Monday, November 30, 2009

quick script: open hadoop jobtracker UI with elastic map reduce

If you've ever logged into the hadoop master with amazon's elastic map reduce, you'll see something like:

The Hadoop UI can be accessed via the command: lynx http://localhost:9100/

Great, but lynx?.. not as nice as firefox or safari...

It's easy enough to do some ssh port forwarding so you can use your browser of choice and access the hadoop UI from your machine.

But, after getting tired of typing in the ssh options a bunch of times, I finally put together a short script that automates it a bit. The script takes in the public hostname of your hadoop master (you can get this from elastic-mapreduce --list), then picks a random port number, sets up the ssh forwarding, and opens the page in a new browser window.
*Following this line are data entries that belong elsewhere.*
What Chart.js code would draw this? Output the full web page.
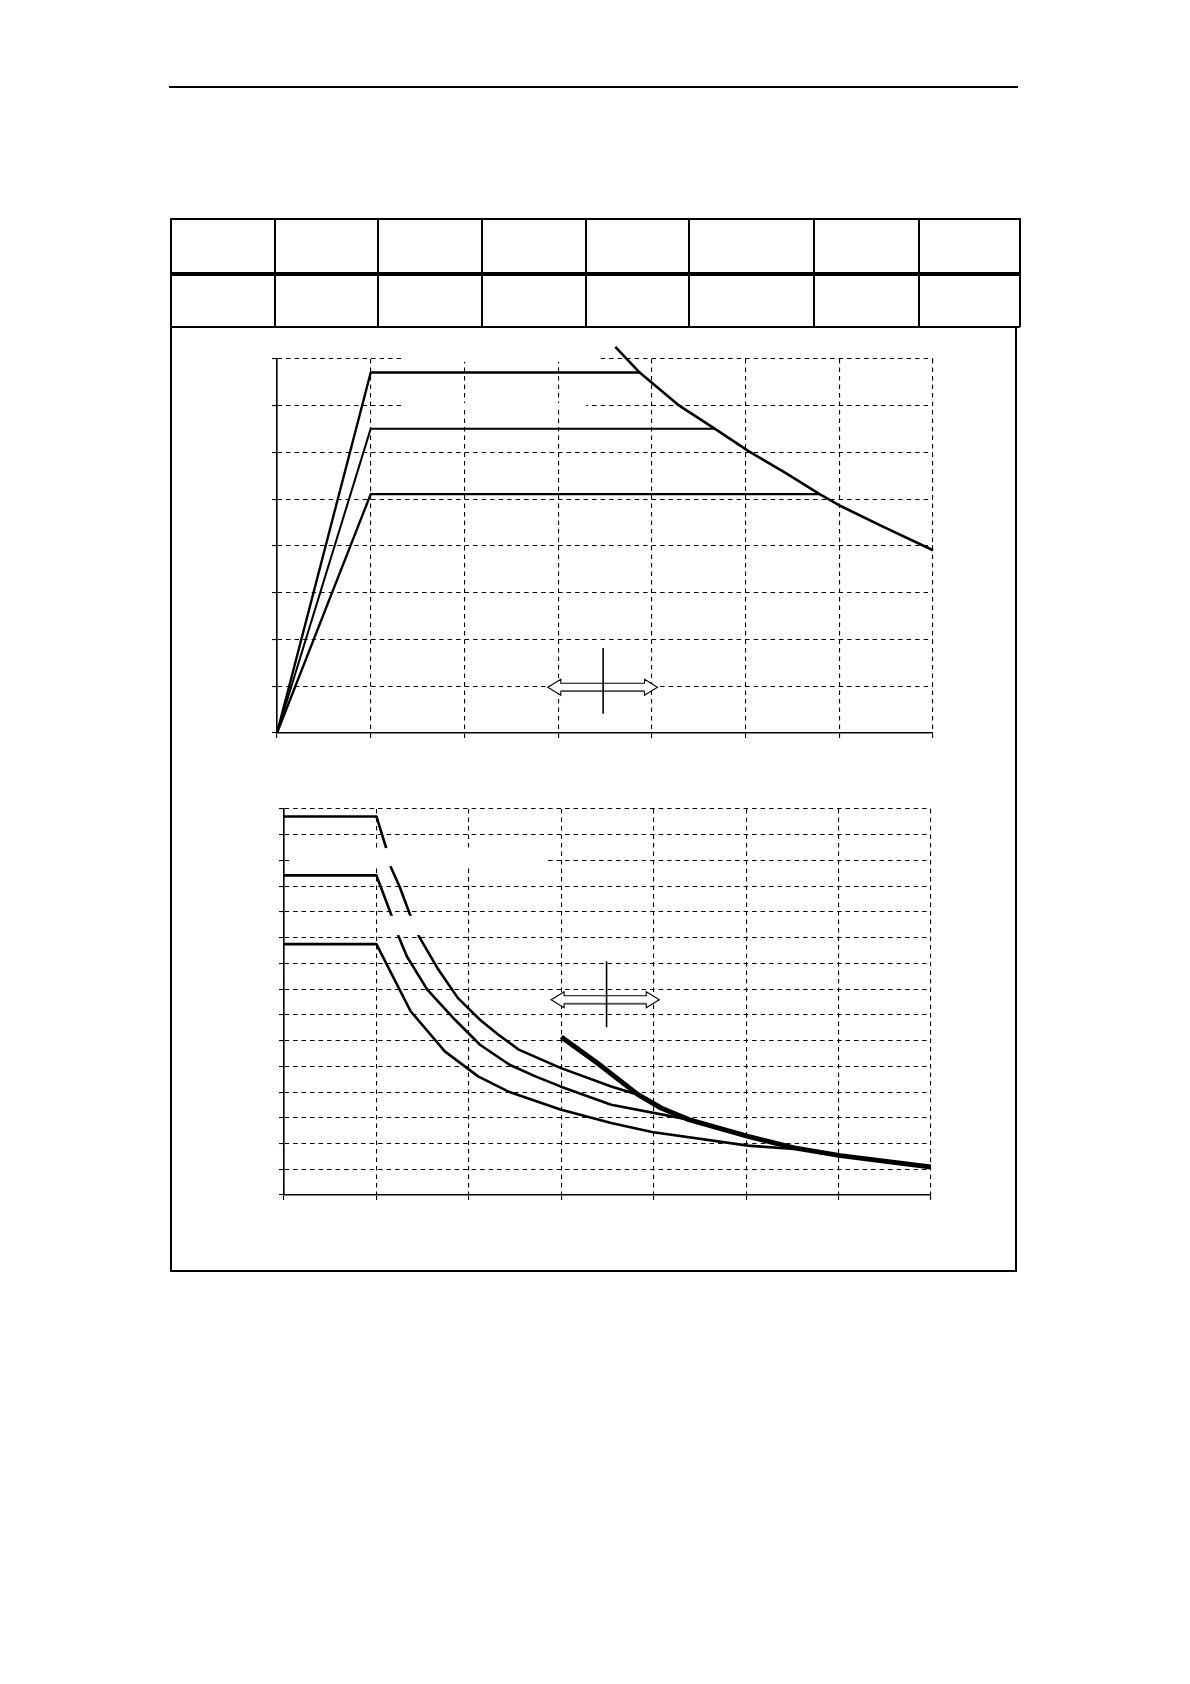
<!DOCTYPE html>
<html>
<head>
<meta charset="utf-8">
<script src="https://cdn.jsdelivr.net/npm/chart.js@4/dist/chart.umd.min.js"></script>
<style>
  body { margin: 0; background: #fff; }
  #page { position: relative; width: 1190px; height: 1684px; background: #fff; overflow: hidden; }
  .ln { position: absolute; background: #000; }
  canvas { position: absolute; }
</style>
</head>
<body>
<div id="page">
  <canvas id="topChart" width="682" height="420" style="left:261px;top:329px;width:682px;height:420px"></canvas>
  <canvas id="bottomChart" width="673" height="412" style="left:268px;top:799px;width:673px;height:412px"></canvas>
</div>
<script>
// oberes Diagramm: drei Geraden + Grenzkurve
var topLine1X = [0, 1, 3.87];
var topLine1Y = [0, 7.71, 7.71];
var topLine2X = [0, 1, 4.67];
var topLine2Y = [0, 6.51, 6.51];
var topLine3X = [0, 1, 5.79];
var topLine3Y = [0, 5.11, 5.11];
var topLimitX = [3.61, 3.87, 4.28, 4.67, 5.04, 5.43, 5.79, 6.02, 6.46, 7.0];
var topLimitY = [8.26, 7.71, 7.02, 6.51, 6.02, 5.56, 5.11, 4.85, 4.42, 3.91];

// unteres Diagramm
var botAX = [0, 1, 1.10, 1.16, 1.25, 1.36, 1.46, 1.67, 1.88, 2.12, 2.32, 2.54, 2.99, 3.54, 3.83];
var botAY = [14.71, 14.71, 13.55, 12.71, 11.99, 10.93, 10.05, 8.76, 7.66, 6.81, 6.23, 5.65, 4.94, 4.22, 3.90];
var botBX = [0, 1, 1.16, 1.24, 1.33, 1.55, 1.85, 2.12, 2.44, 2.72, 2.99, 3.54, 4.38];
var botBY = [12.42, 12.42, 10.89, 10.05, 9.27, 7.98, 6.81, 5.84, 5.06, 4.61, 4.22, 3.51, 2.93];
var botCX = [0, 1, 1.37, 1.74, 2.10, 2.44, 2.99, 3.54, 3.98, 5.02, 5.52];
var botCY = [9.75, 9.75, 7.14, 5.58, 4.61, 4.00, 3.32, 2.80, 2.45, 1.92, 1.79];
var botLimitX = [3.00, 3.39, 3.83, 4.08, 4.38, 5.02, 5.52, 6.02, 7.0];
var botLimitY = [6.14, 5.13, 3.90, 3.38, 2.93, 2.28, 1.83, 1.53, 1.09];

// Achsen (ohne Beschriftung)
var topXMax = 7, topYMax = 8;
var botXMax = 7, botYMax = 15;

// Doppelpfeile (Datenkoordinaten)
var topArrowX = [2.89, 4.06], topArrowY = 0.98, topMarkX = 3.48, topMarkY = [1.82, 0.41];
var botArrowX = [2.89, 4.06], botArrowY = 7.59, botMarkX = 3.49, botMarkY = [9.08, 6.52];

function pts(xs, ys) {
  return xs.map(function (x, i) { return {x: x, y: ys[i]}; });
}

// Seitenrahmen, Tabelle
var page = document.getElementById('page');
function line(l, t, w, h) {
  var d = document.createElement('div');
  d.className = 'ln';
  d.style.left = l + 'px'; d.style.top = t + 'px';
  d.style.width = w + 'px'; d.style.height = h + 'px';
  page.appendChild(d);
}
line(169, 86, 849, 1.5);            // Kopflinie
line(170, 218, 850, 1.6);           // Tabelle oben
line(170, 272, 850, 4);             // dicke Linie
line(170, 326, 850, 1.6);           // Tabelle unten
var cols = [170, 274, 377, 481, 585, 688, 813, 918, 1019];
cols.forEach(function (c) { line(c, 218, 1.6, 109); });
line(170, 326, 1.6, 946);           // Kasten links
line(1015, 326, 1.6, 946);          // Kasten rechts
line(170, 1270, 847, 1.6);          // Kasten unten

function axes(xMax, yMax) {
  var common = {
    type: 'linear',
    min: 0,
    ticks: { display: false, stepSize: 1, maxTicksLimit: 30 },
    grid: { color: '#000', lineWidth: 1.1, tickLength: 5, drawTicks: true },
    border: { display: true, color: '#000', width: 1.6, dash: [4.5, 4] }
  };
  return {
    x: Object.assign({}, common, { max: xMax, afterFit: function (s) { s.height = 6; } }),
    y: Object.assign({}, common, { max: yMax, afterFit: function (s) { s.width = 6; } })
  };
}

function ds(xs, ys, w) {
  return { data: pts(xs, ys), borderColor: '#000', borderWidth: w, pointRadius: 0, showLine: true, tension: 0, fill: false, borderJoinStyle: 'round' };
}

function arrowPlugin(ax, ay, mx, my) {
  return {
    id: 'arrow',
    afterDatasetsDraw: function (chart) {
      var c = chart.ctx, sx = chart.scales.x, sy = chart.scales.y;
      var x1 = sx.getPixelForValue(ax[0]), x2 = sx.getPixelForValue(ax[1]), yc = sy.getPixelForValue(ay);
      var hl = 13, hh = 8, sh = 4;
      c.save();
      c.beginPath();
      c.moveTo(x1, yc);
      c.lineTo(x1 + hl, yc - hh); c.lineTo(x1 + hl, yc - sh);
      c.lineTo(x2 - hl, yc - sh); c.lineTo(x2 - hl, yc - hh);
      c.lineTo(x2, yc);
      c.lineTo(x2 - hl, yc + hh); c.lineTo(x2 - hl, yc + sh);
      c.lineTo(x1 + hl, yc + sh); c.lineTo(x1 + hl, yc + hh);
      c.closePath();
      c.fillStyle = '#fff'; c.fill();
      c.strokeStyle = '#000'; c.lineWidth = 1.1; c.stroke();
      // untere Schaftkante etwas kraeftiger
      c.beginPath();
      c.moveTo(x1 + hl, yc + sh); c.lineTo(x2 - hl, yc + sh);
      c.strokeStyle = '#555'; c.lineWidth = 1.8; c.stroke();
      var xm = sx.getPixelForValue(mx);
      c.beginPath();
      c.moveTo(xm, sy.getPixelForValue(my[0]));
      c.lineTo(xm, sy.getPixelForValue(my[1]));
      c.strokeStyle = '#000'; c.lineWidth = 1.6; c.stroke();
      c.restore();
    }
  };
}

// weisse Flaechen (ehemalige Beschriftungen)
function maskPlugin(boxes, after) {
  var draw = function (chart) {
    var c = chart.ctx, sx = chart.scales.x, sy = chart.scales.y;
    c.save(); c.fillStyle = '#fff';
    boxes.forEach(function (b) {
      var l = sx.getPixelForValue(b[0]), r = sx.getPixelForValue(b[1]);
      var t = sy.getPixelForValue(b[3]), btm = sy.getPixelForValue(b[2]);
      c.fillRect(l, t, r - l, btm - t);
    });
    c.restore();
  };
  var p = { id: 'mask' };
  if (after) p.afterDatasetsDraw = draw; else p.beforeDatasetsDraw = draw;
  return p;
}

window.onload = function () {
  new Chart(document.getElementById('topChart').getContext('2d'), {
    type: 'scatter',
    data: {
      datasets: [
        ds(topLine1X, topLine1Y, 2.4),
        ds(topLine2X, topLine2Y, 2),
        ds(topLine3X, topLine3Y, 2.4),
        Object.assign(ds(topLimitX, topLimitY, 2.6), { clip: false })
      ]
    },
    options: {
      responsive: false,
      animation: false,
      devicePixelRatio: 1,
      layout: { padding: { left: 10, right: 10, top: 30, bottom: 10 } },
      plugins: { legend: { display: false }, tooltip: { enabled: false } },
      scales: axes(topXMax, topYMax)
    },
    plugins: [
      maskPlugin([[1.36, 3.30, 6.94, 7.06], [1.36, 3.44, 7.94, 8.06]], false),
      arrowPlugin(topArrowX, topArrowY, topMarkX, topMarkY)
    ]
  });

  new Chart(document.getElementById('bottomChart').getContext('2d'), {
    type: 'scatter',
    data: {
      datasets: [
        ds(botAX, botAY, 2.6),
        ds(botBX, botBY, 2.6),
        ds(botCX, botCY, 2.6),
        ds(botLimitX, botLimitY, 5)
      ]
    },
    options: {
      responsive: false,
      animation: false,
      devicePixelRatio: 1,
      layout: { padding: 10 },
      plugins: { legend: { display: false }, tooltip: { enabled: false } },
      scales: axes(botXMax, botYMax)
    },
    plugins: [
      maskPlugin([[0.06, 2.84, 12.78, 13.48], [1.1, 1.6, 10.1, 10.85]], true),
      arrowPlugin(botArrowX, botArrowY, botMarkX, botMarkY)
    ]
  });
};
</script>
</body>
</html>
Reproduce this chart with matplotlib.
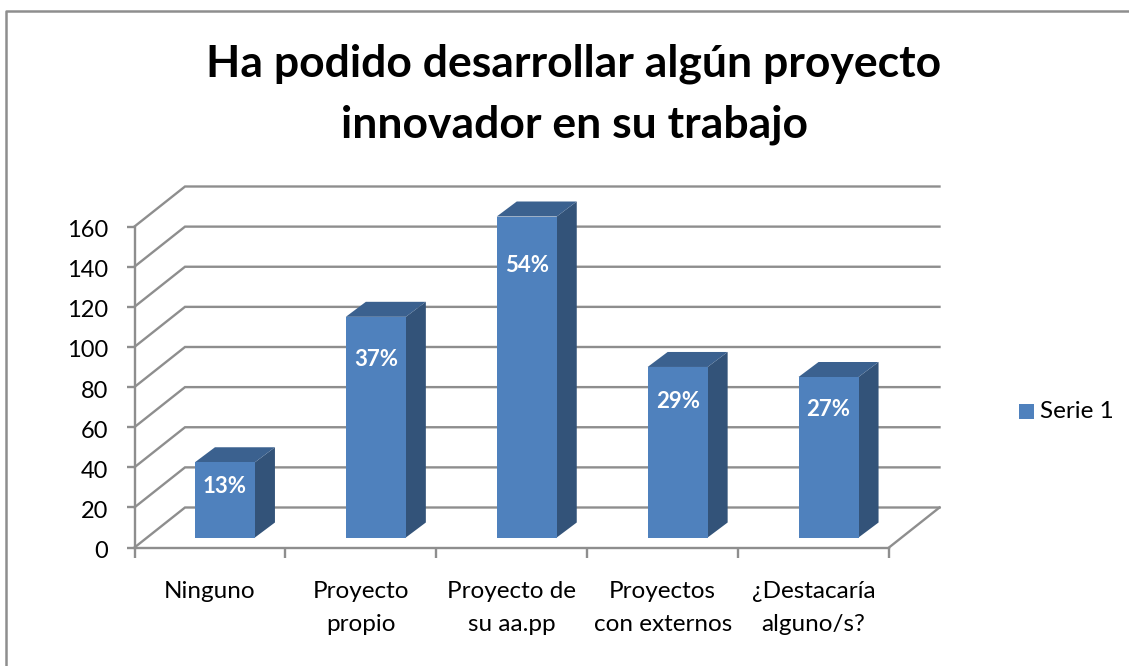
#!/usr/bin/env python3
import matplotlib
matplotlib.use('Agg')
import matplotlib.pyplot as plt
from matplotlib.patches import Polygon, Rectangle
from matplotlib.transforms import ScaledTranslation

categories = ['Ninguno', 'Proyecto\npropio', 'Proyecto de\nsu aa.pp',
              'Proyectos\ncon externos', '¿Destacaría\nalguno/s?']
values = [37.5, 110, 160, 85, 80]
percent_labels = ['13%', '37%', '54%', '29%', '27%']
y_ticks = [0, 20, 40, 60, 80, 100, 120, 140, 160]
title = 'Ha podido desarrollar algún proyecto\ninnovador en su trabajo'
series_name = 'Serie 1'

W, H = 1129, 666
GREY = '#8e8e8e'
FRONT = '#4f81bd'
TOP = '#3b618f'
SIDE = '#335379'
# how far below the bar top each percent label sits, in pixels
LABEL_DROP = [24, 43, 49, 35, 32]

plt.rcParams['font.family'] = ['Lato', 'DejaVu Sans']


def plotChart():
    fig = plt.figure(figsize=(W / 100, H / 100), dpi=100, facecolor='white')

    # outer chart frame, only left and top are visible in the picture
    fig.add_artist(plt.Line2D([6 / W, 6 / W, 1], [0, 1 - 11 / H, 1 - 11 / H],
                              color=GREY, lw=1.8))

    x0, x1 = 134.5, 889
    y0, y1 = 547.5, 226.5
    ax = fig.add_axes([x0 / W, 1 - y0 / H, (x1 - x0) / W, (y0 - y1) / H])
    ax.set_xlim(0, len(categories))
    ax.set_ylim(0, 160)
    ax.patch.set_visible(False)

    # fake 3d depth, in data units
    cat_px = (x1 - x0) / len(categories)
    val_px = (y0 - y1) / 160
    wall_dx = 50.5 / cat_px
    wall_dy = 40 / val_px

    for t in y_ticks:
        ax.plot([0, wall_dx, len(categories) + wall_dx], [t, t + wall_dy, t + wall_dy],
                color=GREY, lw=1.7, clip_on=False, zorder=1, solid_joinstyle='miter')
    ax.plot([len(categories), len(categories) + wall_dx], [0, wall_dy],
            color=GREY, lw=1.7, clip_on=False, zorder=1)

    bar_w = 60 / cat_px
    off_x = 15 / cat_px
    off_y = 10 / val_px
    dep_x = 20 / cat_px
    dep_y = 15 / val_px
    for i, v in enumerate(values):
        left = i + 0.5 + off_x - bar_w / 2
        right = left + bar_w
        bot = off_y
        top = off_y + v
        ax.add_patch(Polygon([(right, bot), (right + dep_x, bot + dep_y),
                              (right + dep_x, top + dep_y), (right, top)],
                             facecolor=SIDE, edgecolor='none', clip_on=False, zorder=3))
        ax.add_patch(Polygon([(left, top), (right, top), (right + dep_x, top + dep_y),
                              (left + dep_x, top + dep_y)],
                             facecolor=TOP, edgecolor='none', clip_on=False, zorder=3))
        ax.add_patch(Rectangle((left, bot), bar_w, v, facecolor=FRONT, edgecolor='none',
                               clip_on=False, zorder=4))
        ax.text(left + bar_w / 2, top - LABEL_DROP[i] / val_px, percent_labels[i], color='white',
                fontsize=16, fontweight='bold', ha='center', va='center', zorder=5)

    for s in ['top', 'right']:
        ax.spines[s].set_visible(False)
    for s in ['left', 'bottom']:
        ax.spines[s].set_color(GREY)
        ax.spines[s].set_linewidth(1.7)
    ax.set_yticks(y_ticks)
    ax.set_xticks(range(len(categories) + 1))
    ax.set_xticklabels([])
    ax.tick_params(axis='y', length=6, width=1.7, color=GREY, labelsize=17, pad=13,
                   labelcolor='black')
    ax.tick_params(axis='x', length=7, width=1.7, color=GREY)
    # tick labels sit a little lower than the ticks
    shift = ScaledTranslation(0, -2 / 100, fig.dpi_scale_trans)
    for lab in ax.get_yticklabels():
        lab.set_transform(lab.get_transform() + shift)
    for i, c in enumerate(categories):
        ax.text(i + 0.5, -(581 - y0) / val_px, c, ha='center', va='top', fontsize=17.5,
                linespacing=1.68)

    fig.text(574 / W, 1 - 94 / H, title, ha='center', va='center', fontsize=32,
             fontweight='bold', linespacing=1.62)

    # legend
    fig.add_artist(Rectangle((1019 / W, 1 - 419 / H), 15 / W, 15 / H, facecolor=FRONT,
                             edgecolor='none', transform=fig.transFigure))
    fig.text(1040 / W, 1 - 411 / H, series_name, ha='left', va='center', fontsize=17.5)

    fig.savefig('out.png', dpi=100)


def main():
    plotChart()


if __name__ == '__main__':
    main()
I call it hcon for 'hadoop console'. After configuring the script with the path to your emr key file, you run it like:

hcon ec2-XXX-XXX-XXX-XXX.compute-1.amazonaws.com

Here's the full script, but in case you're curious the magic lines (wrapped) are:

ssh -f -N -o "StrictHostKeyChecking no" \
-L ${LPORT}:localhost:9100 \
-i ${KEYFILE} hadoop@${HOST}
$BROWSER http://localhost:${LPORT}

(Yes, for this, I turn off StrictHostKeyChecking).

Anyway, try it out and let me know if it's helpful at all.

1 comment:

Anonymous said...

You are the hero of my day! No more digging around in Lynx via SSH to obtain status info from my EMR job flows or log files during debugging :)